Instructions: Comments sent by any other method, to any other address or individual, or received after the end of the comment period, may not be considered by NMFS. All comments received are a part of the public record and will generally be posted for public viewing on www.regulations.gov without change. All personal identifying information (e.g., name, address, etc.), confidential business information, or otherwise sensitive information submitted voluntarily by the sender will be publicly accessible.

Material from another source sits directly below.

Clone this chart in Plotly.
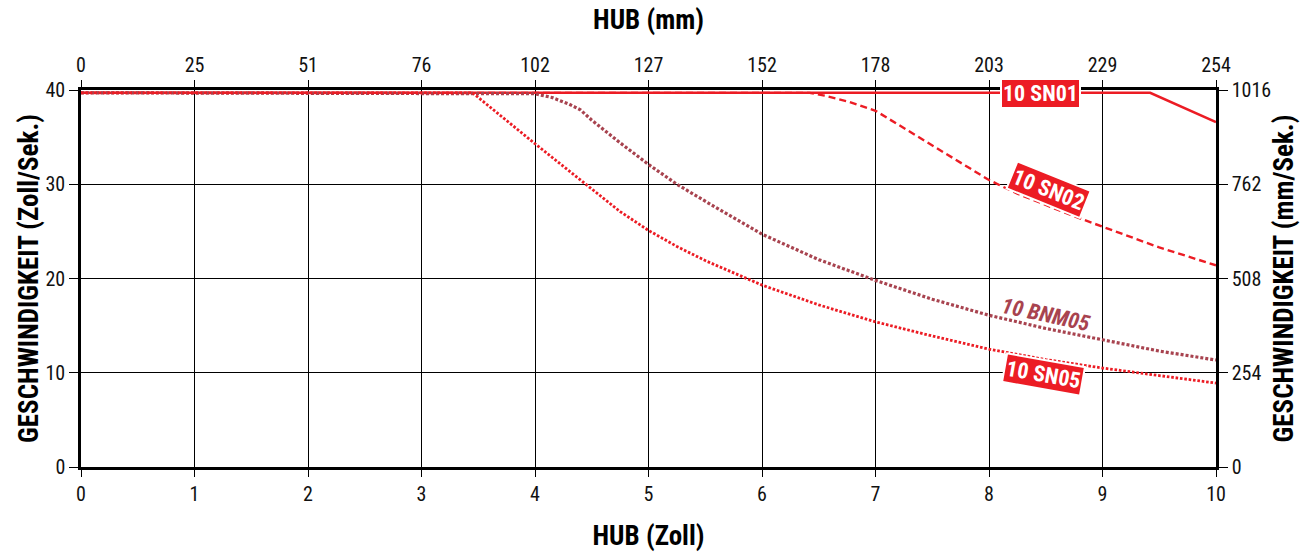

NMFS will accept anonymous comments (enter “N/A” in the required fields if you wish to remain anonymous).
A copy of the report “Assessment of Pacific Sardine Resource in 2019 for U.S.A. Management in 2019-2020” is available at https://www.pcouncil.org/wp-content/uploads/2019/04/E3_Supp_Att1_REVISED_Sardine_Assessment_Update_Review_Draft-full-version-electronic-only-DO-NOT-PRINT.pdf, and may be obtained from the West Coast Region (see ADDRESSES).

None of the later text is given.